* RECORDED INFORMATION *
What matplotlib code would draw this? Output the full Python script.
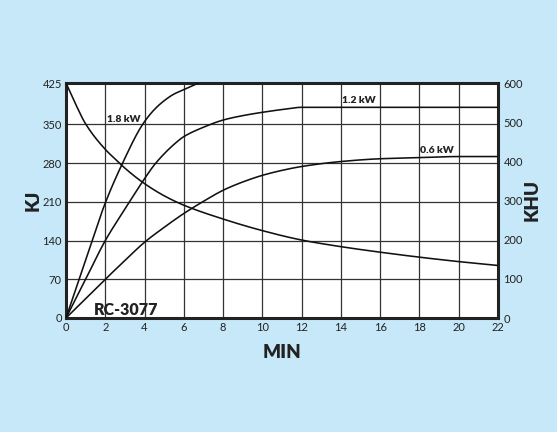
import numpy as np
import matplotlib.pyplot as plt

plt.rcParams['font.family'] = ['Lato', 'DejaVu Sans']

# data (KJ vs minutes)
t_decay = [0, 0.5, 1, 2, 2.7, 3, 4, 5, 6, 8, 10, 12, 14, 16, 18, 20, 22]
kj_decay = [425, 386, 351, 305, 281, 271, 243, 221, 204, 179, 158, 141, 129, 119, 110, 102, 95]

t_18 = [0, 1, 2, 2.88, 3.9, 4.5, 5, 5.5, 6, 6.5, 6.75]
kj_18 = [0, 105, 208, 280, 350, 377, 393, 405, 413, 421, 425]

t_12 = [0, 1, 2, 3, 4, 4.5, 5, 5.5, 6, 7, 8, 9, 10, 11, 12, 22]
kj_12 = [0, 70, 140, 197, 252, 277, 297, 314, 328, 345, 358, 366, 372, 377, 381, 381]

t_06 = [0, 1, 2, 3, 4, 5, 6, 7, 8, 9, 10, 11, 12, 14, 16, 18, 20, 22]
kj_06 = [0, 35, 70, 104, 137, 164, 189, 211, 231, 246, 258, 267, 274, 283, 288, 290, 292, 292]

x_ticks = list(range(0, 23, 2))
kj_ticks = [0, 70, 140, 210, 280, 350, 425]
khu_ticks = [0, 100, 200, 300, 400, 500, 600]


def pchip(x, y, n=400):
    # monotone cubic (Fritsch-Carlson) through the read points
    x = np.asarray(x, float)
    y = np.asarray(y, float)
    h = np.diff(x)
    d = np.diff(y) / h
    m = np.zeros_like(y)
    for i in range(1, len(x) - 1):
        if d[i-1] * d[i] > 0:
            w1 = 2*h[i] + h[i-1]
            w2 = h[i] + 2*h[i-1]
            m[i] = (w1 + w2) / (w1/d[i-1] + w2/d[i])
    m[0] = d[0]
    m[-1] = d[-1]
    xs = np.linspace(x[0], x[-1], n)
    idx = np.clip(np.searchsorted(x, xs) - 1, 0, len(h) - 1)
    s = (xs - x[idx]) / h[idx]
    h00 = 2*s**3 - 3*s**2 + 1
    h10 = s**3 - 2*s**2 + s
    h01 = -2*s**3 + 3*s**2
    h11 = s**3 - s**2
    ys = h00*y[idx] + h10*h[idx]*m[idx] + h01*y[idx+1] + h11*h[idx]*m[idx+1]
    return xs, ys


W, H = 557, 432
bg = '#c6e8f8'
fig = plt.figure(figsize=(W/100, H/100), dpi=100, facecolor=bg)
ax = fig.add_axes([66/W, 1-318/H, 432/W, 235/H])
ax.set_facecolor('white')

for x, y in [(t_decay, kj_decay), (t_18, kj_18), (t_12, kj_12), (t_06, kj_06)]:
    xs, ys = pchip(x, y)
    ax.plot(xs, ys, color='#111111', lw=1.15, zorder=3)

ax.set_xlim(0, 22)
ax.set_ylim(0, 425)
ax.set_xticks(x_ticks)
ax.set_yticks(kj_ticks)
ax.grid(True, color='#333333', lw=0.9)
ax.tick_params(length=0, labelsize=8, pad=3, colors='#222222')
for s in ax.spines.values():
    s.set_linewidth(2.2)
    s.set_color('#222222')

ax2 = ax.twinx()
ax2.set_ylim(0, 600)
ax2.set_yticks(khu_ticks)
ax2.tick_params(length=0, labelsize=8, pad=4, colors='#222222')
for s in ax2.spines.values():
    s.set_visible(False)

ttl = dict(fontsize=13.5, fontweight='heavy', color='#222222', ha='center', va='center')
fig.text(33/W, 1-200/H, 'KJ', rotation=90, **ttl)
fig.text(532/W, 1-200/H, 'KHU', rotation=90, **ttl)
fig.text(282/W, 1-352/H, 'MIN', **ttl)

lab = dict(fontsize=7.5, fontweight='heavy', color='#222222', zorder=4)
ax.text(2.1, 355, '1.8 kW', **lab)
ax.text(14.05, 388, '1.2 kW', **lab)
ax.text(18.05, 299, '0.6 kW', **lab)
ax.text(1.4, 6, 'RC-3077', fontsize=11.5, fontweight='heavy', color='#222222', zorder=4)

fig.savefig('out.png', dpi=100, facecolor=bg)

* AIM OF THE TASK *
Scan the material above and determine how many lines include the word "matplotlib"; report only the number.

* RESULT BELOW *
2